In the regression context, an analyst is often interested in understanding whether a specific effect exists or not. This is usually done using the hypothesis testing instrument, which we will discuss in this section. But before we do that, we will approach this problem from a slightly non-conventional perspective, using the connection between hypothesis testing and confidence interval.

What does “effect exists” mean in statistical terms? It means that we found some evidence based on our data and model that the value of a parameter is significantly different from zero on some pre-selected level. Formally, this hypothesis is formulated as: \[\begin{equation} \begin{aligned} \mathrm{H}_0: \beta_i = 0 \\ \mathrm{H}_1: \beta_i \neq 0 \end{aligned} . \tag{12.20} \end{equation}\] where \(\beta_i\) is the true parameter in the population. The idea is to make some conclusions about what happens in population based on a specific sample of data and the estimated model.

Coming back to the example in Section 12.2, the whole hypothesis testing process implies that the distribution of the estimates of parameter for materials lies either consistently above zero or consistently below it (in our case, it is above). Figure 12.9 demonstrates the distribution we obtained from the bootstrap in the beginning of this chapter and the 95% confidence interval based on the normal approximation of the distribution.

Parameter uncertainty in the estimated model for the materials variable.

Figure 12.9: Parameter uncertainty in the estimated model for the materials variable.

The 95% confidence level corresponds to the 5% significance level. We see from Figure 12.9 that the variability of the estimate of the parameter is substantially above zero. This probably means that if we increase the sample size and continue constructing the interval, the true value will be somewhere inside and it must be not equal to zero. We use the word “probably” here because we could always make a mistake based on a specific sample or because the model was incorrectly specified. Still, we would be inclined to conclude on the 5% significance level that the effect is indeed non-zero.

Remark. In hypothesis testing, if we formulate the alternative one as inequality (as it was done in (12.20)), we cannot say whether the effect is positive or negative. We can only conclude whether it is or it is not zero on the pre-specified significance level.

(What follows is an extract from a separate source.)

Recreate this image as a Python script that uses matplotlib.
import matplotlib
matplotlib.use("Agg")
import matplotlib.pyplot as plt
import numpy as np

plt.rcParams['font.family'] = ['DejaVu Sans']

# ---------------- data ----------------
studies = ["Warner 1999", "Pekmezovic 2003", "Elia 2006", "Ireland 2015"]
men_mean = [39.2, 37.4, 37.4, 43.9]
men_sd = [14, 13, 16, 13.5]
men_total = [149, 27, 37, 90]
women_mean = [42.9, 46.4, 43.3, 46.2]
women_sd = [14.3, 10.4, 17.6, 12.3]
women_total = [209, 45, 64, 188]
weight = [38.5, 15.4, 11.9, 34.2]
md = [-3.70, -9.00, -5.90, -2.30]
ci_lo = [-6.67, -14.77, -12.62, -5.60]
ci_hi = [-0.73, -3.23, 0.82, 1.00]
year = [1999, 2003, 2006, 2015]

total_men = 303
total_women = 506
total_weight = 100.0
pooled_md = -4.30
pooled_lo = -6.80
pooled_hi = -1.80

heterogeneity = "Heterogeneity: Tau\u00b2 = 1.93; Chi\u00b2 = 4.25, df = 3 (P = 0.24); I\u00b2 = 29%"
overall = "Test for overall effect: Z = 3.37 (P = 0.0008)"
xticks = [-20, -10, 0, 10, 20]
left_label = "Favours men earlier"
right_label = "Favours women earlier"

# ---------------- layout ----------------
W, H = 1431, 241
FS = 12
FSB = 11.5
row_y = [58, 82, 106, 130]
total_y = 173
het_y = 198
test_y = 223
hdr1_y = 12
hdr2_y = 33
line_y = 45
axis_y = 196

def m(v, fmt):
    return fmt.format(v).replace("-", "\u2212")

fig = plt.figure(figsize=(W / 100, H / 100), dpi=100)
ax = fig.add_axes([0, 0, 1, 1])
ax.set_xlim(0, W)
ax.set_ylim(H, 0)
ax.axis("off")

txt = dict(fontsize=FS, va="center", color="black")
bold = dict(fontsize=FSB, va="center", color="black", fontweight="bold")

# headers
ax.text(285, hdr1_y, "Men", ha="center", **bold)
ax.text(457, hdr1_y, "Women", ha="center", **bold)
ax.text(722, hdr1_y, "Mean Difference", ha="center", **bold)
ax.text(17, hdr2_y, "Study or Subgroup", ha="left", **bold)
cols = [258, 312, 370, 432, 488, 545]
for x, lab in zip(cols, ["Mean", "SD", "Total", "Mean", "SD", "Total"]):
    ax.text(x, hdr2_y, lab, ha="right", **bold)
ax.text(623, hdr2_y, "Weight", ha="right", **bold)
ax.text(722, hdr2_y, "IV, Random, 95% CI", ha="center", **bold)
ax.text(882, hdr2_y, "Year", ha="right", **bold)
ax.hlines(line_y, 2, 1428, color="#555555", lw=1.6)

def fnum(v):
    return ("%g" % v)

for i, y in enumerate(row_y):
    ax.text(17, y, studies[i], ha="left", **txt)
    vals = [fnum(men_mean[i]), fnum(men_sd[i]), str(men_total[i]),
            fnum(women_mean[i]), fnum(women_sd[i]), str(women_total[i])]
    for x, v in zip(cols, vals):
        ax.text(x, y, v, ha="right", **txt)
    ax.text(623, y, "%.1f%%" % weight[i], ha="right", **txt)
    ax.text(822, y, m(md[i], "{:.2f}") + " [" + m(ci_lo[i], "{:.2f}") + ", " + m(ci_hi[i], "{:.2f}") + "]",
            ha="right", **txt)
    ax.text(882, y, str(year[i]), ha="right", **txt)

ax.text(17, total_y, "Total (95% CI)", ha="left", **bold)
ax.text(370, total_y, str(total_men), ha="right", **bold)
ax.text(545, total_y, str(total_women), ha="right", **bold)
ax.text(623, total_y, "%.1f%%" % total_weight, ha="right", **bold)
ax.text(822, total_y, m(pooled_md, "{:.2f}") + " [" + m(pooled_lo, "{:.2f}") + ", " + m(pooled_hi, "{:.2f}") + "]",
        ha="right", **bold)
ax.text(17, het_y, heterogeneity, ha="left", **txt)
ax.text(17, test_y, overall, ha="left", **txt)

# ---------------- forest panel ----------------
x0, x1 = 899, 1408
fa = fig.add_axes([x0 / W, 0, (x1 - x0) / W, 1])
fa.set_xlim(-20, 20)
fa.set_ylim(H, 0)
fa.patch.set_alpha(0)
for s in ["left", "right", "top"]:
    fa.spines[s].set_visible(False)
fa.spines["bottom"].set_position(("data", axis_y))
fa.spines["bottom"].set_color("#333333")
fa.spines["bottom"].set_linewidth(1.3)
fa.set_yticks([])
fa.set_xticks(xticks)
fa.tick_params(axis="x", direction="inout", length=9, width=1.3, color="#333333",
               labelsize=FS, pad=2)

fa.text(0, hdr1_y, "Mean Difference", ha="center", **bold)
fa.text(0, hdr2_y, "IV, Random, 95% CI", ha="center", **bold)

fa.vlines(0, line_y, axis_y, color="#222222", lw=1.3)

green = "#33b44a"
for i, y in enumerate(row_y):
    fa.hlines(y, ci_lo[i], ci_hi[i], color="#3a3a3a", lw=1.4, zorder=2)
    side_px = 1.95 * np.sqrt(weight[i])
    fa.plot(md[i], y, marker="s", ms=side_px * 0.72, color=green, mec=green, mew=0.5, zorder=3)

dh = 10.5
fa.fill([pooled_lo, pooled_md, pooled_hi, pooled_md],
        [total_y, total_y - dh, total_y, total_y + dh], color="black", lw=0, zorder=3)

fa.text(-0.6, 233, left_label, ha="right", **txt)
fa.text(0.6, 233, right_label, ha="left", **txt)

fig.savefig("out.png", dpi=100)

If we bring this idea further, we can also conclude that the effect is not equal to 0.4 (that value is outside of the interval and in the left tail of the distribution), and surely not 1.5 (it is in the right tail). We can say that by directly looking at the confidence interval, and, arguably, it provides more information than a critical value or a p-value (we will discuss them later in this section), which would only compare the sample value with zero. But this also shows us what the hypothesis testing is all about: checking whether the tested value is inside the non-rejection interval or not. But can we make solid conclusions about the effect based on the results of the hypothesis testing?

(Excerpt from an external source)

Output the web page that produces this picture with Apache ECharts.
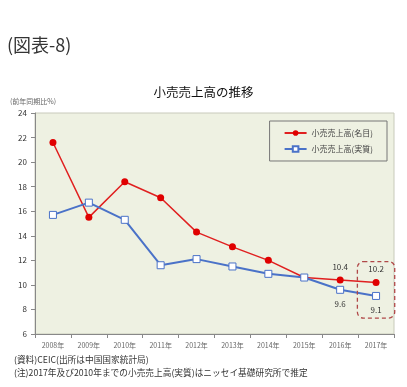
<!DOCTYPE html>
<html><head><meta charset="utf-8">
<script src="https://cdn.jsdelivr.net/npm/echarts@6/dist/echarts.min.js"></script>
<style>html,body{margin:0;padding:0;background:#fff}#c{width:407px;height:387px}</style>
</head><body><div id="c"></div>
<script>
var categories = ['2008年','2009年','2010年','2011年','2012年','2013年','2014年','2015年','2016年','2017年'];
var nominal = [21.6, 15.5, 18.4, 17.1, 14.3, 13.1, 12.0, 10.6, 10.4, 10.2];
var real = [15.7, 16.7, 15.3, 11.6, 12.1, 11.5, 10.9, 10.6, 9.6, 9.1];
var labeledNominal = {8: '10.4', 9: '10.2'};
var labeledReal = {8: '9.6', 9: '9.1'};
var yTicks = [6, 8, 10, 12, 14, 16, 18, 20, 22, 24];
var highlightCategory = '2017年';
var highlightRange = [11.9, 7.3];
var font = '"Noto Sans CJK JP", sans-serif';

var chart = echarts.init(document.getElementById('c'));
function mk(arr, lab, pos) {
  return arr.map(function (v, i) {
    var d = {value: v};
    if (lab[i]) d.label = {show: true, position: pos, formatter: lab[i], distance: 6};
    return d;
  });
}
var baseGraphics = [
  {type: 'text', left: 7, top: 36, style: {text: '(図表-8)', font: '18px ' + font, fill: '#333'}},
  {type: 'text', left: 10, top: 98, style: {text: '(前年同期比%)', font: '7px ' + font, fill: '#666'}},
  {type: 'text', left: 14, top: 355, style: {text: '(資料)CEIC(出所は中国国家統計局)', font: '8.7px ' + font, fill: '#333'}},
  {type: 'text', left: 14, top: 368, style: {text: '(注)2017年及び2010年までの小売売上高(実質)はニッセイ基礎研究所で推定', font: '8.7px ' + font, fill: '#333'}}
];
chart.setOption({
  animation: false,
  backgroundColor: '#fff',
  textStyle: {fontFamily: font},
  graphic: baseGraphics,
  title: {text: '小売売上高の推移', left: 'center', top: 81,
    textStyle: {fontSize: 12.5, fontWeight: 'normal', color: '#111', fontFamily: font}},
  grid: {left: 35, right: 13, top: 113, bottom: 53, show: true,
    backgroundColor: '#eef1e2', borderColor: '#c8cabb', borderWidth: 1},
  legend: {
    orient: 'vertical', right: 20, top: 121, itemGap: 8,
    padding: [8, 14, 8, 14],
    borderColor: '#777', borderWidth: 1, backgroundColor: '#eef1e2',
    itemWidth: 22, itemHeight: 7,
    textStyle: {fontSize: 8, color: '#444', fontFamily: font},
    data: ['小売売上高(名目)', '小売売上高(実質)']
  },
  xAxis: {
    type: 'category', data: categories, boundaryGap: true,
    axisLine: {lineStyle: {color: '#888'}},
    axisTick: {show: true, lineStyle: {color: '#888'}, length: 4},
    axisLabel: {fontSize: 7, color: '#666', margin: 8}
  },
  yAxis: {
    type: 'value', min: 6, max: 24, interval: 2,
    axisLine: {show: true, lineStyle: {color: '#888'}},
    axisTick: {show: true, lineStyle: {color: '#888'}, length: 4},
    splitLine: {show: false},
    axisLabel: {fontSize: 8, color: '#333', margin: 8,
      formatter: function (v) { return yTicks.indexOf(v) >= 0 ? String(v) : ''; }}
  },
  series: [
    {name: '小売売上高(名目)', type: 'line', data: mk(nominal, labeledNominal, 'top'),
      symbol: 'circle', symbolSize: 7,
      lineStyle: {color: '#e02020', width: 1.5},
      itemStyle: {color: '#e00000'},
      label: {fontSize: 8, color: '#333'}
    },
    {name: '小売売上高(実質)', type: 'line', data: mk(real, labeledReal, 'bottom'),
      symbol: 'rect', symbolSize: 7,
      lineStyle: {color: '#4a72c8', width: 2},
      itemStyle: {color: '#ffffff', borderColor: '#4a72c8', borderWidth: 1},
      label: {fontSize: 8, color: '#333'}
    }
  ]
});
// dashed highlight box around the last category, positioned through the chart's own scales
var pTop = chart.convertToPixel({gridIndex: 0}, [highlightCategory, highlightRange[0]]);
var pBot = chart.convertToPixel({gridIndex: 0}, [highlightCategory, highlightRange[1]]);
var p0 = chart.convertToPixel({gridIndex: 0}, [categories[0], highlightRange[0]]);
var p1 = chart.convertToPixel({gridIndex: 0}, [categories[1], highlightRange[0]]);
var band = p1[0] - p0[0];
chart.setOption({
  graphic: baseGraphics.concat([{
    type: 'rect', z: 10,
    shape: {x: pTop[0] - band * 0.52, y: pTop[1], width: band * 1.04, height: pBot[1] - pTop[1], r: 6},
    style: {fill: 'none', stroke: '#b04848', lineWidth: 1.3, lineDash: [4, 3]}
  }])
});
</script></body></html>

Figure 12.10 shows the distribution of estimates of some hypothetical parameter in a regression model together with the 95% confidence interval.

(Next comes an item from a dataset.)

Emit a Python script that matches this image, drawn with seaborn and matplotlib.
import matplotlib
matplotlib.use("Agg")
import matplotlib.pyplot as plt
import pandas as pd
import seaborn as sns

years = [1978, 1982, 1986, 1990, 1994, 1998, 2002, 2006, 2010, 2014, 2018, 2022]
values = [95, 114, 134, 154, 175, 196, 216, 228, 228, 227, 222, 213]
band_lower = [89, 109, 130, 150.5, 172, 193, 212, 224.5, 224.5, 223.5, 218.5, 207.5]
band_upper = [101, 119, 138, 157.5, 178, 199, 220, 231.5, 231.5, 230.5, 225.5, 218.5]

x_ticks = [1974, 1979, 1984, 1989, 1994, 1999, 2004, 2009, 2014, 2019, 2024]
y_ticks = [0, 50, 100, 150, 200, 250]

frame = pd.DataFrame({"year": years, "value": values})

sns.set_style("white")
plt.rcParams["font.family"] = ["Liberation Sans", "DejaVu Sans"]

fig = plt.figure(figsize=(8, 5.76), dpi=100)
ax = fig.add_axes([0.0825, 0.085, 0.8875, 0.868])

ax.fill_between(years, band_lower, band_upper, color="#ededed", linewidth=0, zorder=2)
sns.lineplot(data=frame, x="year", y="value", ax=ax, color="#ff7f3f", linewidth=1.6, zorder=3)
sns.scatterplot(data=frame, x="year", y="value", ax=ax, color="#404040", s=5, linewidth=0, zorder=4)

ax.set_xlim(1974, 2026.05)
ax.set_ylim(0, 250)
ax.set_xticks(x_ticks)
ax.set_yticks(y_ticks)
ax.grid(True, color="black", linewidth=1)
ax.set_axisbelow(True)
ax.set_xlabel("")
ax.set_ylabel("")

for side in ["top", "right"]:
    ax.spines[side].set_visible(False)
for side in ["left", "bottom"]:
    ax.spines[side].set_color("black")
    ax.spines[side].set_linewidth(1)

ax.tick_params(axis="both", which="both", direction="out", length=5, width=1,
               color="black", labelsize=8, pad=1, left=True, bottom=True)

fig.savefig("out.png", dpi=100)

Parameter uncertainty of a hypothetical parameter.

Figure 12.10: Parameter uncertainty of a hypothetical parameter.

According to Figure 12.10, the zero is included in the interval, so we would fail to reject the hypothesis that the effect is zero on the 5% significance level. This is because there is a chance that this distribution would shift to the left with the increase of the sample size and would become centered around zero. Does this mean that there is no effect? No, because we do not know what happens in population, we are making conclusions based on the limited sample and a specific model.

We can also notice that if we were to formulate a different hypothesis, for example, that the parameter is equal to one, we would fail to reject it on the 5% significance level as well. In fact, we would fail to reject the hypotheses on the 5% significance level that the true parameter equals to 0.5, 1.5 and anything between -1.46 and 2.46. Neither of this tells us anything definite about the true value of parameter. The true conclusion of hypothesis testing in this example is that we do not know what the true value of the effect is.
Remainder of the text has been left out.